The Red Sox are more or less over the luxury tax threshold now with Betts’ salary on the ledger, though that was going to happen regardless of the outcome of this specific hearing. It does influence Betts’ earnings capacity over the next two seasons, as future arbitration salaries are founded on previous years’ salaries.

Toronto’s Josh Donaldson set a record this year by agreeing to a $23 million contract in his fourth and final year of arbitration eligibility. (Donaldson had been a SuperTwo candidate, thus giving him an extra year of arbitration.) Betts could conceivably make something like $50 million over his three years of arbitration now.

That likely lessens even more Betts’ willingness to sign a long-term extension with the Red Sox before entering free agency after the 2020 season.
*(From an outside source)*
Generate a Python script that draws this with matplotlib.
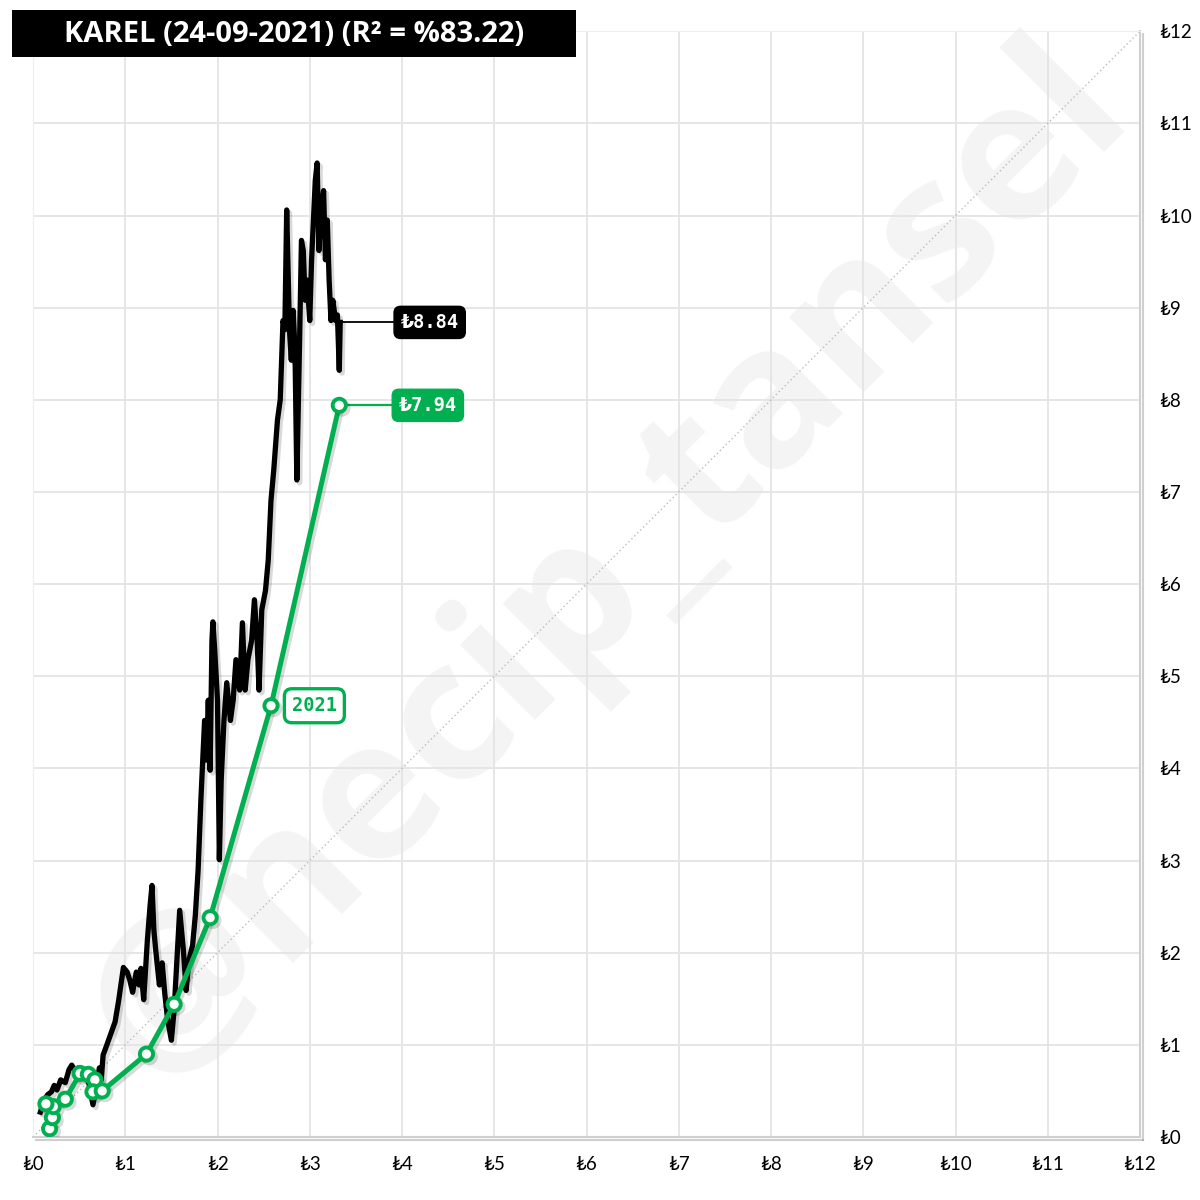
import matplotlib
matplotlib.use('Agg')
import matplotlib.pyplot as plt
import matplotlib.patheffects as pe
from matplotlib.patches import Rectangle

plt.rcParams['font.family'] = ['Lato', 'DejaVu Sans']

# Actual price (y) vs. model value (x)
price_x = [0.08, 0.12, 0.16, 0.20, 0.23, 0.26, 0.30, 0.35, 0.39, 0.42, 0.46, 0.49, 0.53, 0.58,
           0.61, 0.65, 0.68, 0.72, 0.74, 0.76, 0.79, 0.84, 0.89, 0.93, 0.98, 1.02, 1.05, 1.08,
           1.12, 1.15, 1.17, 1.20, 1.24, 1.27, 1.29, 1.31, 1.33, 1.37, 1.40, 1.43, 1.46, 1.50,
           1.53, 1.56, 1.59, 1.63, 1.66, 1.69, 1.73, 1.76, 1.79, 1.82, 1.86, 1.88, 1.90, 1.92,
           1.94, 1.95, 1.97, 2.00, 2.02, 2.04, 2.07, 2.10, 2.14, 2.17, 2.20, 2.24, 2.27, 2.30,
           2.33, 2.37, 2.40, 2.43, 2.45, 2.48, 2.52, 2.55, 2.58, 2.61, 2.65, 2.68, 2.71, 2.73,
           2.75, 2.78, 2.80, 2.82, 2.84, 2.86, 2.89, 2.91, 2.93, 2.95, 2.97, 3.00, 3.02, 3.04,
           3.06, 3.08, 3.10, 3.12, 3.15, 3.17, 3.19, 3.21, 3.23, 3.25, 3.28, 3.30, 3.32, 3.33]
price_y = [0.27, 0.40, 0.46, 0.49, 0.56, 0.51, 0.62, 0.59, 0.73, 0.78, 0.71, 0.75, 0.64, 0.71,
           0.56, 0.35, 0.51, 0.75, 0.62, 0.89, 0.97, 1.11, 1.25, 1.49, 1.84, 1.79, 1.70, 1.57,
           1.79, 1.65, 1.83, 1.49, 2.14, 2.52, 2.73, 2.25, 2.03, 1.65, 1.89, 1.54, 1.27, 1.05,
           1.38, 1.92, 2.46, 2.03, 1.59, 1.92, 2.08, 2.41, 2.90, 3.66, 4.52, 4.09, 4.74, 3.98,
           5.39, 5.59, 5.28, 4.74, 3.01, 3.87, 4.52, 4.93, 4.52, 4.74, 5.18, 4.85, 5.58, 4.85,
           5.18, 5.39, 5.83, 5.39, 4.85, 5.72, 5.93, 6.26, 6.91, 7.24, 7.78, 8.00, 8.86, 8.76,
           10.06, 8.76, 8.43, 8.97, 8.54, 7.13, 8.65, 9.73, 9.62, 9.08, 9.30, 8.86, 9.52, 9.95,
           10.38, 10.57, 9.62, 10.06, 10.27, 9.52, 9.95, 9.30, 8.86, 9.08, 8.86, 8.92, 8.32, 8.84]

# Yearly fitted points
fit_x = [0.18, 0.21, 0.22, 0.14, 0.35, 0.51, 0.60, 0.67, 0.65, 0.75, 1.23, 1.53, 1.92, 2.58, 3.32]
fit_y = [0.09, 0.21, 0.33, 0.36, 0.41, 0.69, 0.68, 0.62, 0.49, 0.50, 0.90, 1.44, 2.38, 4.68, 7.94]

ticks = list(range(0, 13))
tick_labels = ['₺' + str(t) for t in ticks]

last_price = 8.84
last_fit = 7.94
year_label = '2021'
title = 'KAREL (24-09-2021) (R² = %83.22)'

green = '#00b050'

fig = plt.figure(figsize=(12, 12), dpi=100)
ax = fig.add_axes([0.0275, 0.0525, 0.9225, 0.9215])

# watermark
ax.text(6.25, 6.2, '@necip_tansel', fontsize=140, fontweight='bold', color='#f4f4f4',
        rotation=45, ha='center', va='center', zorder=0.1,
        family=['Open Sans', 'DejaVu Sans'])

ax.set_xlim(0, 12)
ax.set_ylim(0, 12)
ax.set_xticks(ticks)
ax.set_yticks(ticks)
ax.set_xticklabels(tick_labels)
ax.set_yticklabels(tick_labels)
ax.yaxis.tick_right()
ax.tick_params(axis='both', length=0, labelsize=13.5, colors='black')
ax.tick_params(axis='x', pad=14)
ax.tick_params(axis='y', pad=14)
ax.grid(True, color='#e4e4e4', linewidth=1.3)
ax.set_axisbelow(True)

for side in ['top', 'left']:
    ax.spines[side].set_color('#eeeeee')
for side in ['right', 'bottom']:
    ax.spines[side].set_color('#d0d0d0')
    ax.spines[side].set_linewidth(1.5)
    ax.spines[side].set_path_effects([pe.SimpleLineShadow(offset=(2, -2), alpha=0.35, shadow_color='#777777'),
                                      pe.Normal()])

# y = x reference
ax.plot([0, 12], [0, 12], color='#bbbbbb', linestyle=(0, (1, 2)), linewidth=1, zorder=1)

shadow = [pe.SimpleLineShadow(offset=(2, -2), alpha=0.15), pe.Normal()]

ax.plot(price_x, price_y, color='black', linewidth=3.8, solid_joinstyle='round',
        zorder=3, path_effects=shadow)
ax.plot(fit_x, fit_y, color=green, linewidth=3.6, solid_joinstyle='round',
        marker='o', markersize=9.5, markerfacecolor='white', markeredgecolor=green,
        markeredgewidth=2.8, zorder=4, path_effects=shadow)

# end value labels
ax.plot([price_x[-1], 3.9], [last_price, last_price], color='black', linewidth=1.3, zorder=2)
ax.text(4.3, last_price, '₺%.2f' % last_price, ha='center', va='center', fontsize=13.5,
        fontweight='bold', color='white', family=['DejaVu Sans Mono', 'DejaVu Sans'], zorder=5,
        bbox=dict(boxstyle='round,pad=0.35', fc='black', ec='black'))
ax.plot([fit_x[-1], 3.9], [last_fit, last_fit], color=green, linewidth=1.6, zorder=2)
ax.text(4.28, last_fit, '₺%.2f' % last_fit, ha='center', va='center', fontsize=13.5,
        fontweight='bold', color='white', family=['DejaVu Sans Mono', 'DejaVu Sans'], zorder=5,
        bbox=dict(boxstyle='round,pad=0.35', fc=green, ec=green))

# year label
ax.text(3.05, fit_y[-2], year_label, ha='center', va='center', fontsize=13.5,
        fontweight='bold', color=green, family=['DejaVu Sans Mono', 'DejaVu Sans'], zorder=5,
        bbox=dict(boxstyle='round,pad=0.4', fc='white', ec=green, lw=2.4))

# title box
fig.patches.append(Rectangle((0.01, 1 - 57 / 1200), 0.47, 47 / 1200, transform=fig.transFigure,
                             facecolor='black', edgecolor='none', zorder=10))
fig.text(0.245, 1 - 34 / 1200, title, ha='center', va='center', color='white',
         fontsize=21, fontweight='bold', zorder=11, family=['Open Sans', 'DejaVu Sans'])

fig.savefig('out.png', dpi=100, facecolor='white')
Betts has appeared on track to simply go year-to-year in arbitration with the Sox until that point. Whether attending an actual hearing this winter impacts his desire to remain with Boston beyond 2020 is unclear. At the same time, Betts does not seem to be the type of player who would hold this against the Red Sox three years down the road.

(After the inability to come to an agreement last winter, both Betts and the Red Sox said there was no lingering animosity.)

This is the second time in the last two years the Red Sox have gone to an arbitration trial under president of baseball operations Dave Dombrowski. Last year, the Sox won their case against lefty reliever Fernando Abad.